Aim: From the records below, transcribe only the lines running from the one with "Write the Plotly code for this chart." through the one with "n_agglom = [0.0] * len(tau_agglom)". Keep both of those end lines.
**** Extracted information ****
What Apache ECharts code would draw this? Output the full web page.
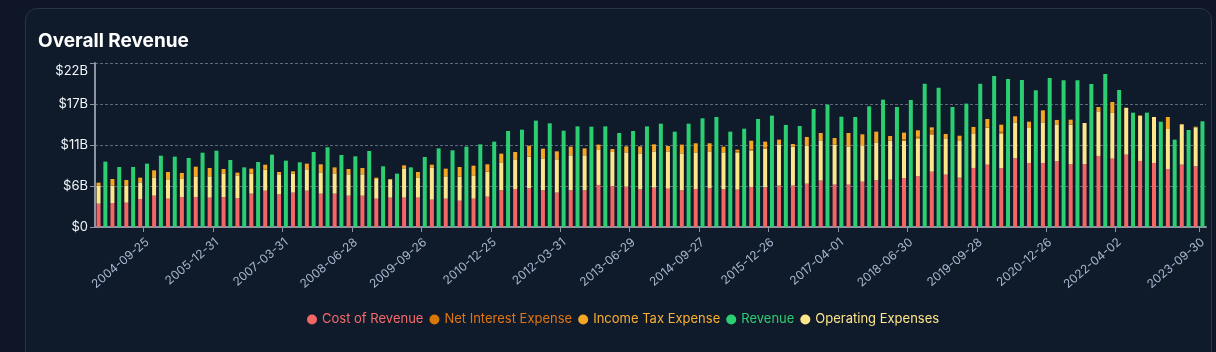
****
**** Extracted information ****
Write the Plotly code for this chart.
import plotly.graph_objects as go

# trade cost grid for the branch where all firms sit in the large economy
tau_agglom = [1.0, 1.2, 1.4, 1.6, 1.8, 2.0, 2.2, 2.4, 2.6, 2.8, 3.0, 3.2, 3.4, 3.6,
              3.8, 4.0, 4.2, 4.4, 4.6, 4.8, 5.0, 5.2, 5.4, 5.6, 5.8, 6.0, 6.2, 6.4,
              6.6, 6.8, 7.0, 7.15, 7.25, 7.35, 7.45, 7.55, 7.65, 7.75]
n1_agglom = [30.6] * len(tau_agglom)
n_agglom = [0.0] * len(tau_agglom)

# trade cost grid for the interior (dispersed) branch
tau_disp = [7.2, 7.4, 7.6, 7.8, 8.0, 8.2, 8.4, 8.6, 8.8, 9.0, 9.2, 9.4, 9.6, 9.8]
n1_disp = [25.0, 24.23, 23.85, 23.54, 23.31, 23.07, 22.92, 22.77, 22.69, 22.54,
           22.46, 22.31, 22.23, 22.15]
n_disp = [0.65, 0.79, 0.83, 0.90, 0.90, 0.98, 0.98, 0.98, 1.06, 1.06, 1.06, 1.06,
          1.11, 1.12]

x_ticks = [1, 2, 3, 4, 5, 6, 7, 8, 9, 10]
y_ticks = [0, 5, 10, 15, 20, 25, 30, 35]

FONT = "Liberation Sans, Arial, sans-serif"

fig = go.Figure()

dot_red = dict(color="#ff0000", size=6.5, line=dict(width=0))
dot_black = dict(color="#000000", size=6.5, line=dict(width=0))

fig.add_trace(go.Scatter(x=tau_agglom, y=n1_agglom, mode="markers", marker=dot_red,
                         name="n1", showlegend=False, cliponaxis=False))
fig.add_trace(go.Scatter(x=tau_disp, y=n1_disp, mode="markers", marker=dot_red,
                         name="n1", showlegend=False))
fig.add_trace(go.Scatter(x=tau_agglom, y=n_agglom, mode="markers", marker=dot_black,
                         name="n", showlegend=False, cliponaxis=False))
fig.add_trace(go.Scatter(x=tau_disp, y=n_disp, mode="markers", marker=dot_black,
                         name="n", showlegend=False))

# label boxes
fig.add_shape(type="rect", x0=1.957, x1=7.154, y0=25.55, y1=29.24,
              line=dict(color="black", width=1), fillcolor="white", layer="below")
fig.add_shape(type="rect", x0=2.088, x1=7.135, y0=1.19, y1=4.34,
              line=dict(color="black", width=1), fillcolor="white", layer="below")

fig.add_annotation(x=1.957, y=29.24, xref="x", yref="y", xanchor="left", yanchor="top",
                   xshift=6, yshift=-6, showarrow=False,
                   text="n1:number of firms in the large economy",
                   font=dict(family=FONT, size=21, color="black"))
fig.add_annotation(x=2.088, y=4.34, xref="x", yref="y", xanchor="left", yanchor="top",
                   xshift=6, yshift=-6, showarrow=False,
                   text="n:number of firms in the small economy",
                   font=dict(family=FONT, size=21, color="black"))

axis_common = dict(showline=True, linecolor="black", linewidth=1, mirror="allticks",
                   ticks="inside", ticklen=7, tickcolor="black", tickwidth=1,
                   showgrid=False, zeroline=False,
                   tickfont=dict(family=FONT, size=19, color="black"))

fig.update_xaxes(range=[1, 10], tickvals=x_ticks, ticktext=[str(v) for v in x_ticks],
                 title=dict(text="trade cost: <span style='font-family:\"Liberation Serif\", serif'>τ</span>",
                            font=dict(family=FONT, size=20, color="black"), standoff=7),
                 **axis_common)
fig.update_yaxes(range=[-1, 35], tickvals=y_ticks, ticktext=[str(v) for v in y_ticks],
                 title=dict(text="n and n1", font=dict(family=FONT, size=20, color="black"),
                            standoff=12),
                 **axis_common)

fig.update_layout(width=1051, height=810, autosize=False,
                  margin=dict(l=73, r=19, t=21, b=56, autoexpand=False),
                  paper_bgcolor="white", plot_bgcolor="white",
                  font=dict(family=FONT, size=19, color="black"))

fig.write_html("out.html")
****
Result for this task:
Write the Plotly code for this chart.
import plotly.graph_objects as go

# trade cost grid for the branch where all firms sit in the large economy
tau_agglom = [1.0, 1.2, 1.4, 1.6, 1.8, 2.0, 2.2, 2.4, 2.6, 2.8, 3.0, 3.2, 3.4, 3.6,
              3.8, 4.0, 4.2, 4.4, 4.6, 4.8, 5.0, 5.2, 5.4, 5.6, 5.8, 6.0, 6.2, 6.4,
              6.6, 6.8, 7.0, 7.15, 7.25, 7.35, 7.45, 7.55, 7.65, 7.75]
n1_agglom = [30.6] * len(tau_agglom)
n_agglom = [0.0] * len(tau_agglom)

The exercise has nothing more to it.